SCOTLAND’S biggest music festival has been and gone, and left those of us who attended asking some pretty key questions. Not least: who on earth was that all for?
You won’t have needed to actually go to TRNSMT over the weekend to get a feel for who would be there. The city centre was full of teenagers in bikinis, bucket hats, and board shorts all zeroing in on Glasgow Green – and making some of us ask whether we’ve become our own parents with questions like “should she really be wearing that out”.
But despite the teenage crowds, TRNSMT was headlined by a group of guys their dads probably listen to. And while of course the lack of female representation is disappointing (the only woman to ever even get close to headlining TRNSMT was Pulp’s keyboardist in 2023) it goes far beyond that.
In fact, the TRNSMT headliners just smack of laziness. Take Liam Gallagher, the former Oasis frontman who headlined on the Friday night.
No one who has seen Gallagher live can deny he has an electrifying stage presence, drawing eyes in a way that no man standing still with his hands behind his back realistically should.
But the TRNSMT set was the third time Gallagher had played Glasgow in less than a month – he played the Ovo Hydro twice in late June.
The organisers can hardly plead ignorance. DF Concerts had hands in arranging both the Hydro gigs and the TRNSMT appearance – and Gallagher played essentially the same set all three times.

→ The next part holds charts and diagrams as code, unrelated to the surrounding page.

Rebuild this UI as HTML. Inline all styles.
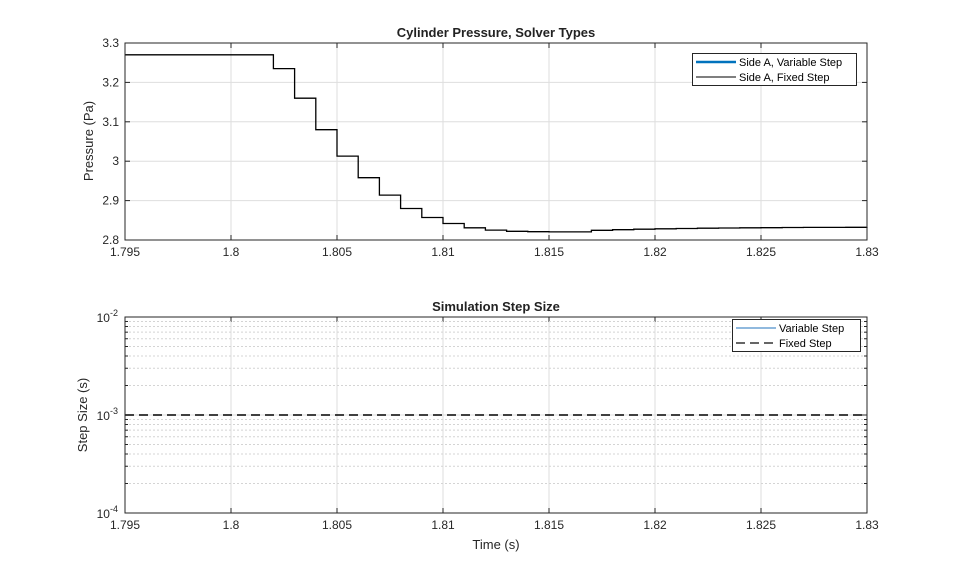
<!DOCTYPE html>
<html><head><meta charset="utf-8"><style>
html,body{margin:0;padding:0;background:#fff;}
svg{display:block;font-family:"Liberation Sans",Arial,sans-serif;}
</style></head><body>
<svg id="s" width="959" height="577" viewBox="0 0 959 577" xmlns="http://www.w3.org/2000/svg">
<rect width="959" height="577" fill="#fff"/>
<g id="g"></g>
<text x="496" y="37" text-anchor="middle" font-size="13" font-weight="bold" fill="#222">Cylinder Pressure, Solver Types</text>
<text x="496" y="311" text-anchor="middle" font-size="13" font-weight="bold" fill="#222">Simulation Step Size</text>
<text transform="translate(93,141) rotate(-90)" text-anchor="middle" font-size="13" fill="#262626">Pressure (Pa)</text>
<text transform="translate(87,415) rotate(-90)" text-anchor="middle" font-size="13" fill="#262626">Step Size (s)</text>
<text x="496" y="549" text-anchor="middle" font-size="13" fill="#262626">Time (s)</text>
</svg>
<script>
var g=document.getElementById('g'),h='';
var L=125,R=867,T1=43,B1=240,T2=317,B2=513;
function X(t){return L+(t-1.795)/0.035*(R-L);}
function Y1(p){return B1-(p-2.8)/0.5*(B1-T1);}
var xt=['1.795','1.8','1.805','1.81','1.815','1.82','1.825','1.83'];
// top grid
for(var i=0;i<8;i++){var x=X(1.795+i*0.005);
 h+='<line x1="'+x+'" y1="'+T1+'" x2="'+x+'" y2="'+B1+'" stroke="#dedede"/>';
 h+='<line x1="'+x+'" y1="'+T2+'" x2="'+x+'" y2="'+B2+'" stroke="#dedede"/>';
 h+='<line x1="'+x+'" y1="'+B1+'" x2="'+x+'" y2="'+(B1-5)+'" stroke="#262626"/><line x1="'+x+'" y1="'+T1+'" x2="'+x+'" y2="'+(T1+5)+'" stroke="#262626"/>';
 h+='<line x1="'+x+'" y1="'+B2+'" x2="'+x+'" y2="'+(B2-5)+'" stroke="#262626"/><line x1="'+x+'" y1="'+T2+'" x2="'+x+'" y2="'+(T2+5)+'" stroke="#262626"/>';
 h+='<text x="'+x+'" y="'+(B1+16)+'" text-anchor="middle" font-size="12" fill="#262626">'+xt[i]+'</text>';
 h+='<text x="'+x+'" y="'+(B2+16)+'" text-anchor="middle" font-size="12" fill="#262626">'+xt[i]+'</text>';}
var yt=['2.8','2.9','3','3.1','3.2','3.3'];
for(var i=0;i<6;i++){var y=Y1(2.8+i*0.1);
 h+='<line x1="'+L+'" y1="'+y+'" x2="'+R+'" y2="'+y+'" stroke="#dedede"/>';
 h+='<line x1="'+L+'" y1="'+y+'" x2="'+(L+5)+'" y2="'+y+'" stroke="#262626"/><line x1="'+R+'" y1="'+y+'" x2="'+(R-5)+'" y2="'+y+'" stroke="#262626"/>';
 h+='<text x="'+(L-6)+'" y="'+(y+4)+'" text-anchor="end" font-size="12" fill="#262626">'+yt[i]+'</text>';}
// bottom log grid
var D=(B2-T2)/2;
for(var d=0;d<2;d++)for(var k=2;k<=9;k++){var y=B2-d*D-Math.log10(k)*D;
 h+='<line x1="'+L+'" y1="'+y+'" x2="'+R+'" y2="'+y+'" stroke="#d4d4d4" stroke-dasharray="2,2"/>';
 h+='<line x1="'+L+'" y1="'+y+'" x2="'+(L+3)+'" y2="'+y+'" stroke="#262626"/><line x1="'+R+'" y1="'+y+'" x2="'+(R-3)+'" y2="'+y+'" stroke="#262626"/>';}
var ex=['-4','-3','-2'];
for(var d=0;d<3;d++){var y=B2-d*D;
 h+='<line x1="'+L+'" y1="'+y+'" x2="'+R+'" y2="'+y+'" stroke="#dedede"/>';
 h+='<line x1="'+L+'" y1="'+y+'" x2="'+(L+5)+'" y2="'+y+'" stroke="#262626"/><line x1="'+R+'" y1="'+y+'" x2="'+(R-5)+'" y2="'+y+'" stroke="#262626"/>';
 h+='<text x="'+(L-7)+'" y="'+(y+5)+'" text-anchor="end" font-size="12" fill="#262626">10<tspan dy="-6" font-size="9">'+ex[d]+'</tspan></text>';}
// step curve
var lv=[3.27,3.235,3.16,3.08,3.013,2.958,2.914,2.88,2.857,2.842,2.831,2.825,2.822,2.821,2.8205,2.8205];
var pts=[[X(1.795),Y1(3.27)]];var t=1.802;
for(var i=1;i<lv.length;i++){pts.push([X(t),Y1(lv[i-1])]);pts.push([X(t),Y1(lv[i])]);t+=0.001;}
for(;t<1.8305;t+=0.001){var v=2.8205+0.0125*(1-Math.exp(-(t-1.815)/0.005));if(t<1.815)v=2.8205;pts.push([X(t),pts[pts.length-1][1]]);pts.push([X(t),Y1(v)]);}
pts.push([X(1.83),pts[pts.length-1][1]]);
h+='<polyline fill="none" stroke="#000" stroke-width="1.3" points="'+pts.map(function(p){return p[0].toFixed(1)+','+p[1].toFixed(1)}).join(' ')+'"/>';
// dashed
h+='<line x1="'+L+'" y1="'+(B2-D)+'" x2="'+R+'" y2="'+(B2-D)+'" stroke="#000" stroke-width="1.5" stroke-dasharray="9,5"/>';
// boxes
h+='<rect x="'+L+'" y="'+T1+'" width="'+(R-L)+'" height="'+(B1-T1)+'" fill="none" stroke="#262626"/>';
h+='<rect x="'+L+'" y="'+T2+'" width="'+(R-L)+'" height="'+(B2-T2)+'" fill="none" stroke="#262626"/>';
// legends
h+='<rect x="692.5" y="53.5" width="164" height="32" fill="#fff" stroke="#262626"/>';
h+='<line x1="696" y1="62" x2="736" y2="62" stroke="#0072bd" stroke-width="2.5"/><text x="739" y="66" font-size="11" fill="#000">Side A, Variable Step</text>';
h+='<line x1="696" y1="77" x2="736" y2="77" stroke="#333" stroke-width="1.3"/><text x="739" y="81" font-size="11" fill="#000">Side A, Fixed Step</text>';
h+='<rect x="732.5" y="319.5" width="128" height="32" fill="#fff" stroke="#262626"/>';
h+='<line x1="736" y1="328" x2="776" y2="328" stroke="#4d8fc9" stroke-width="1.2"/><text x="779" y="332" font-size="11" fill="#000">Variable Step</text>';
h+='<line x1="736" y1="343" x2="776" y2="343" stroke="#333" stroke-width="1.5" stroke-dasharray="9,5"/><text x="779" y="347" font-size="11" fill="#000">Fixed Step</text>';
g.innerHTML=h;
</script>
</body></html>
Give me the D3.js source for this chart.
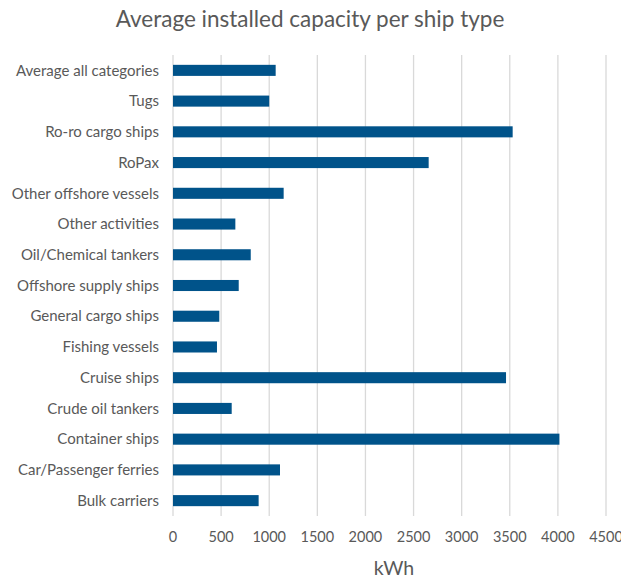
<!DOCTYPE html>
<html><head><meta charset="utf-8">
<script src="https://cdn.jsdelivr.net/npm/d3@7"></script>
<style>body{margin:0;background:#fff}</style>
</head><body>
<svg id="c" width="621" height="581"></svg>
<script>
const categories = ["Average all categories","Tugs","Ro-ro cargo ships","RoPax","Other offshore vessels","Other activities","Oil/Chemical tankers","Offshore supply ships","General cargo ships","Fishing vessels","Cruise ships","Crude oil tankers","Container ships","Car/Passenger ferries","Bulk carriers"];
const values = [1067,1000,3530,2657,1150,648,808,683,481,457,3461,610,4016,1112,890];
const ticks = [0,500,1000,1500,2000,2500,3000,3500,4000,4500];
const title = "Average installed capacity per ship type";
const axisTitle = "kWh";

const svg = d3.select("#c");
const font = "Lato, 'Open Sans', sans-serif";
const textColor = "#595959";
const x = d3.scaleLinear().domain([0,4500]).range([173,606]);
const y = d3.scaleBand().domain(categories).range([55,516]).paddingInner(0.64).paddingOuter(0.32);

svg.append("g").selectAll("line").data(ticks).join("line")
  .attr("x1",d=>x(d)).attr("x2",d=>x(d)).attr("y1",55).attr("y2",516)
  .attr("stroke","#d9d9d9").attr("stroke-width",1.3);

svg.append("g").selectAll("rect").data(values).join("rect")
  .attr("x",x(0)).attr("y",(d,i)=>y(categories[i]))
  .attr("width",d=>x(d)-x(0)).attr("height",y.bandwidth())
  .attr("fill","#00538a");

svg.append("g").selectAll("text").data(categories).join("text")
  .attr("x",159).attr("y",d=>y(d)+y.bandwidth()/2).attr("dy","0.35em")
  .attr("text-anchor","end").attr("font-family",font).attr("font-size",15)
  .attr("fill",textColor).text(d=>d);

svg.append("g").selectAll("text").data(ticks).join("text")
  .attr("x",d=>x(d)).attr("y",537).attr("dy","0.35em")
  .attr("text-anchor","middle").attr("font-family",font).attr("font-size",14.5)
  .attr("fill",textColor).text(d=>d);

svg.append("text").attr("x",310).attr("y",27).attr("text-anchor","middle")
  .attr("font-family",font).attr("font-size",22.5).attr("fill",textColor).text(title);

svg.append("text").attr("x",394).attr("y",568).attr("dy","0.35em").attr("text-anchor","middle")
  .attr("font-family",font).attr("font-size",19.5).attr("fill",textColor).text(axisTitle);
</script>
</body></html>
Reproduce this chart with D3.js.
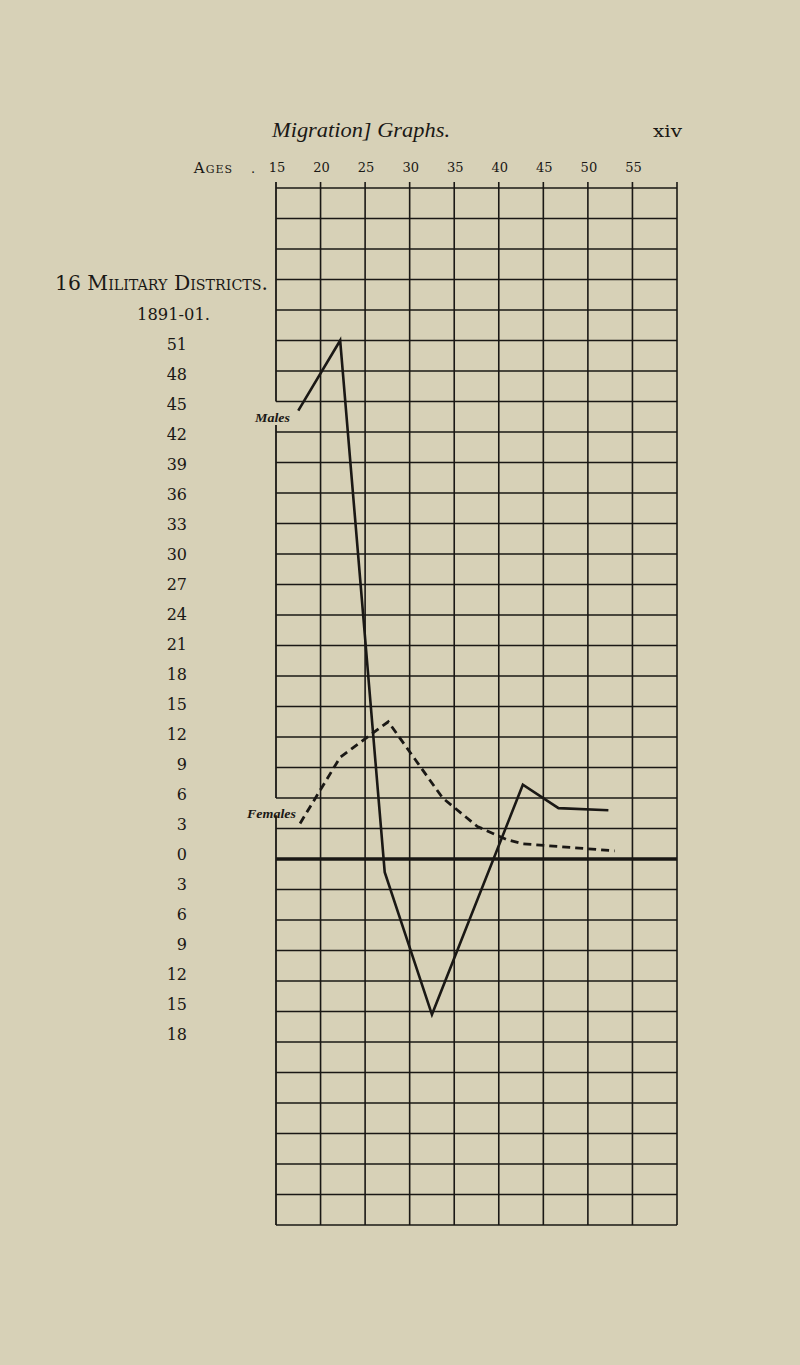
<!DOCTYPE html>
<html><head><meta charset="utf-8">
<script src="https://cdn.jsdelivr.net/npm/d3@7"></script>
<style>
html,body{margin:0;padding:0;background:#d7d1b7;}
svg{display:block;}
</style></head>
<body>
<script>
// ---- data ----
const ageTicks = [15, 20, 25, 30, 35, 40, 45, 50, 55];
const gridAges = [15, 20, 25, 30, 35, 40, 45, 50, 55, 60];
const yTickValues = [51,48,45,42,39,36,33,30,27,24,21,18,15,12,9,6,3,0,-3,-6,-9,-12,-15,-18];
const yTickLabels = ["51","48","45","42","39","36","33","30","27","24","21","18","15","12","9","6","3","0","3","6","9","12","15","18"];
const maleAges   = [17.5, 22.2, 27.2, 32.5, 42.7, 46.7, 52.3];
const maleValues = [44.1, 51.0, -1.3, -15.3, 7.3, 5.0, 4.8];
const femaleAges   = [17.7, 22.2, 27.6, 33.7, 37.6, 40.9, 42.7, 53.0];
const femaleValues = [3.5, 10.0, 13.5, 6.0, 3.2, 1.9, 1.5, 0.8];
const seriesLabels = ["Males", "Females"];

const W = 800, H = 1365;
const ink = "#1a1815";
const svg = d3.select("body").append("svg").attr("width", W).attr("height", H);
svg.append("rect").attr("width", W).attr("height", H).attr("fill", "#d7d1b7");

const x = d3.scaleLinear().domain([15, 60]).range([276, 677]);
const y = d3.scaleLinear().domain([66, -36]).range([188, 1225]);
const yLab = d3.scaleLinear().domain([51, -18]).range([344, 1034]);

const gridVals = d3.range(66, -36.1, -3);

// horizontal grid lines
svg.append("g").selectAll("line").data(gridVals).join("line")
  .attr("x1", x(15)).attr("x2", x(60))
  .attr("y1", d => y(d)).attr("y2", d => y(d))
  .attr("stroke", ink)
  .attr("stroke-width", d => d === 0 ? 3.4 : 1.6);

// vertical grid lines (with small ticks above the top line)
svg.append("g").selectAll("line").data(gridAges.slice(1)).join("line")
  .attr("x1", d => x(d)).attr("x2", d => x(d))
  .attr("y1", y(66) - 6).attr("y2", y(-36))
  .attr("stroke", ink).attr("stroke-width", 1.6);

// left border with gaps for the series labels
const leftSegs = [[66, 45], [42.7, 6], [4.3, -36]];
svg.append("g").selectAll("line").data(leftSegs).join("line")
  .attr("x1", x(15)).attr("x2", x(15))
  .attr("y1", (d, i) => i === 0 ? y(d[0]) - 6 : y(d[0]))
  .attr("y2", d => y(d[1]))
  .attr("stroke", ink).attr("stroke-width", 1.8);

// x tick labels
svg.append("g").selectAll("text").data(ageTicks).join("text")
  .attr("x", d => x(d) + 1).attr("y", 172)
  .attr("text-anchor", "middle")
  .attr("font-family", "DejaVu Serif").attr("font-size", 13)
  .attr("fill", ink).text(d => d);

// y tick labels
svg.append("g").selectAll("text").data(yTickValues).join("text")
  .attr("x", 187).attr("y", d => yLab(d) + 6)
  .attr("text-anchor", "end")
  .attr("font-family", "DejaVu Serif").attr("font-size", 16)
  .attr("fill", ink).text((d, i) => yTickLabels[i]);

// header texts
svg.append("text").attr("x", 272).attr("y", 137)
  .attr("font-family", "Liberation Serif").attr("font-style", "italic")
  .attr("font-size", 22).attr("fill", ink)
  .attr("textLength", 178).attr("lengthAdjust", "spacingAndGlyphs")
  .text("Migration] Graphs.");
svg.append("text").attr("x", 653).attr("y", 137)
  .attr("font-family", "DejaVu Serif").attr("font-size", 17).attr("fill", ink)
  .attr("textLength", 29).attr("lengthAdjust", "spacingAndGlyphs")
  .text("xiv");
svg.append("text").attr("x", 233).attr("y", 173)
  .attr("text-anchor", "end")
  .attr("font-family", "DejaVu Serif").attr("font-size", 15).attr("fill", ink)
  .attr("letter-spacing", 1)
  .style("font-variant", "small-caps")
  .text("Ages");
svg.append("text").attr("x", 251).attr("y", 173)
  .attr("font-family", "DejaVu Serif").attr("font-size", 13).attr("fill", ink).text(".");
svg.append("text").attr("x", 55).attr("y", 290)
  .attr("font-family", "DejaVu Serif").attr("font-size", 20).attr("fill", ink)
  .style("font-variant", "small-caps")
  .attr("textLength", 213).attr("lengthAdjust", "spacingAndGlyphs")
  .text("16 Military Districts.");
svg.append("text").attr("x", 137).attr("y", 320)
  .attr("font-family", "DejaVu Serif").attr("font-size", 17).attr("fill", ink)
  .attr("textLength", 73).attr("lengthAdjust", "spacingAndGlyphs")
  .text("1891-01.");

// series lines
const line = d3.line().x(d => x(d[0])).y(d => y(d[1]));
svg.append("path").datum(maleAges.map((a, i) => [a, maleValues[i]]))
  .attr("d", line).attr("fill", "none").attr("stroke", ink)
  .attr("stroke-width", 2.6).attr("stroke-linejoin", "miter");
svg.append("path").datum(femaleAges.map((a, i) => [a, femaleValues[i]]))
  .attr("d", line).attr("fill", "none").attr("stroke", ink)
  .attr("stroke-width", 2.8).attr("stroke-dasharray", "8,5");

// series labels
svg.append("text").attr("x", 255).attr("y", 422)
  .attr("font-family", "Liberation Serif").attr("font-style", "italic").attr("font-weight", "bold")
  .attr("font-size", 12).attr("fill", ink)
  .attr("textLength", 35).attr("lengthAdjust", "spacingAndGlyphs")
  .text(seriesLabels[0]);
svg.append("text").attr("x", 247).attr("y", 818)
  .attr("font-family", "Liberation Serif").attr("font-style", "italic").attr("font-weight", "bold")
  .attr("font-size", 12).attr("fill", ink)
  .attr("textLength", 49).attr("lengthAdjust", "spacingAndGlyphs")
  .text(seriesLabels[1]);
</script>
</body></html>
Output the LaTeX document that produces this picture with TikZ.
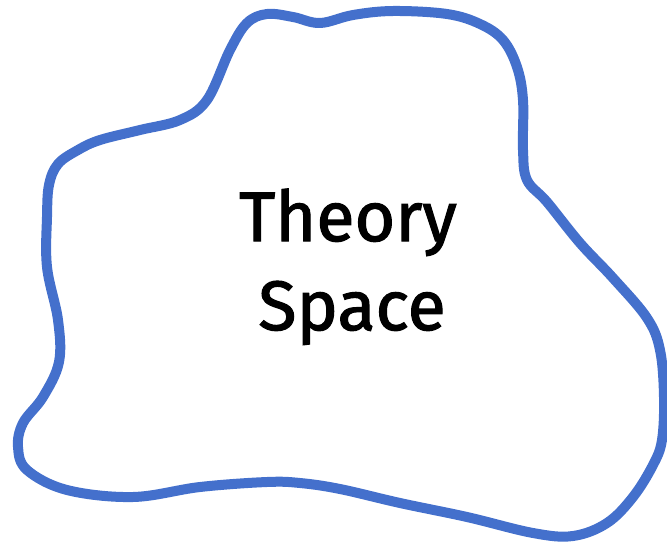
\documentclass[tikz,border=0pt]{standalone}
\usepackage{fontspec}
\setmainfont{Fira Sans}
\newfontfamily\handfont{Fira Sans}[FakeBold=1.6]
\definecolor{blobblue}{RGB}{68,112,204}
\begin{document}
\begin{tikzpicture}[x=1pt,y=-1pt,
  blob/.style={draw=blobblue,line width=10pt,line join=round,line cap=round},
  label/.style={font=\fontsize{70}{80}\handfont,text=black,inner sep=0pt,anchor=base}]
\useasboundingbox (0,0) rectangle (667,546);
\draw[blob] plot[smooth cycle,tension=0.6] coordinates {
 (247,23) (267,14) (293,17) (320,23) (353,15) (393,11) (447,14) (480,24)
 (503,40) (517,67) (523,100) (523,150) (527,180) (547,202) (580,243)
 (613,278) (647,318) (660,350) (664,397) (662,440) (653,465) (633,497)
 (607,523) (573,536) (533,533) (467,517) (400,503) (340,489) (300,483)
 (267,482) (200,487) (133,497) (67,490) (27,470) (18,447) (23,423)
 (43,397) (59,362) (58,320) (47,267) (47,217) (49,185) (58,164) (78,150)
 (100,140) (140,130) (180,120) (207,100) (230,50)};
\node[label] (theory) at (348,241) {Theory};
\node[label] (space) at (352,330) {Space};
\end{tikzpicture}
\end{document}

Sure, Gallagher’s a show. But he is not Billy Joel and Glasgow is not New York. He doesn’t need a monthly residency.
It is hard to conclude anything other than laziness on the organisers’ part. They had Gallagher’s team on the phone to book the June gigs, so why not ask them to chuck in a TRNSMT slot as well. Maybe it even came with a discount.
But bulk-buy sets aren’t what the biggest music festival in Scotland deserves. A comparison to the biggest in England – Glastonbury – reveals how lacking TRNSMT really is.
Glastonbury teems with artistic expression, bespoke shows, painstakingly designed stages and settings. Musicians take to the stage to extoll on how they’ve waited their whole lives to play there.
TRNSMT is a big park with barriers in it. Apparently no effort at all was put into any aspect of creating an atmosphere. Organisers seem to have decided to leave that all up to the punters. And they did create some sort of atmosphere. I’ve never seen a festival with so much discarded stuff everywhere. Literally everywhere. A sea of rubbish, half-eaten cheese-y chips and takeaway pizza, and not an unnoticeable amount of vomit. You don’t even want to know about the portaloos.
OK, Glastonbury has some advantages that TRNSMT, being held in the city, does not. But then, there are plenty of other festivals around the world held within city boundaries that also blow TRNSMT out of the water. Take Primavera, held in Barcelona and Porto, as one example of what the Scottish festival could be.
Unlike TRNSMT, Primavera takes pride in putting women to the fore. Its line up announcement stated: “A line up that screams ‘girls to the front!’ Just because the exceptional has become the norm at Primavera Sound doesn't mean that we shouldn’t keep highlighting something that on a global level is an anomaly. Although few festivals in the world have female artists as headliners, the real world says otherwise.”
Quite the difference from what now seems to be an annual apology from TRNSMT after its headliners once again all fit into the “white male aged 35-55” bracket.
This is not to say there were no great moments across the weekend. The Sugababes, Royel Otis, and the ascendant Last Dinner Party all played great sets. As did the headliners (Gallagher, Calvin Harris, and Gerry Cinnamon) themselves.
But ultimately, a poor understanding of their own festival leads TRNSMT organisers to offer poor experiences for people who do get tickets.
For example, take Garbage, who played the main stage in a slot that clashed with Example on the King Tut’s.
Staff were forced to close the secondary stage as thousands of young people thronged to see the Watch the Sun Come Up hitmaker, leaving Garbage to even comment during their set about how quiet their crowd seemed.
Glasgow Times editor Stacey Mullen also noticed.
Standing down the front chatting to pals the whole way through a set, not looking at the act. On their mobile phones. No interest in the music, not even dancing to a beat. I get the feeling it’s more about going to TRNSMT than the music.
— Stacey Mullen (@journostacey) July 14, 2024
“I have been reviewing shows for 15-plus years. I’ve seen hundreds of singers and bands across different Glasgow venues. But at TRNSMT this year I really witnessed a lot of people who did not seem interested in the acts,” she wrote on social media.
“Standing down the front chatting to pals the whole way through a set, not looking at the act. On their mobile phones. No interest in the music, not even dancing to a beat. I get the feeling it’s more about going to TRNSMT.”
That surely is the crux of it. TRNSMT is not a destination for its cultural offering or its curated line-ups, but purely because it is TRNSMT.
If the brand cannot be reimagined into something that is actually worth holding on to, organisers may find their already waning reputation fade out entirely.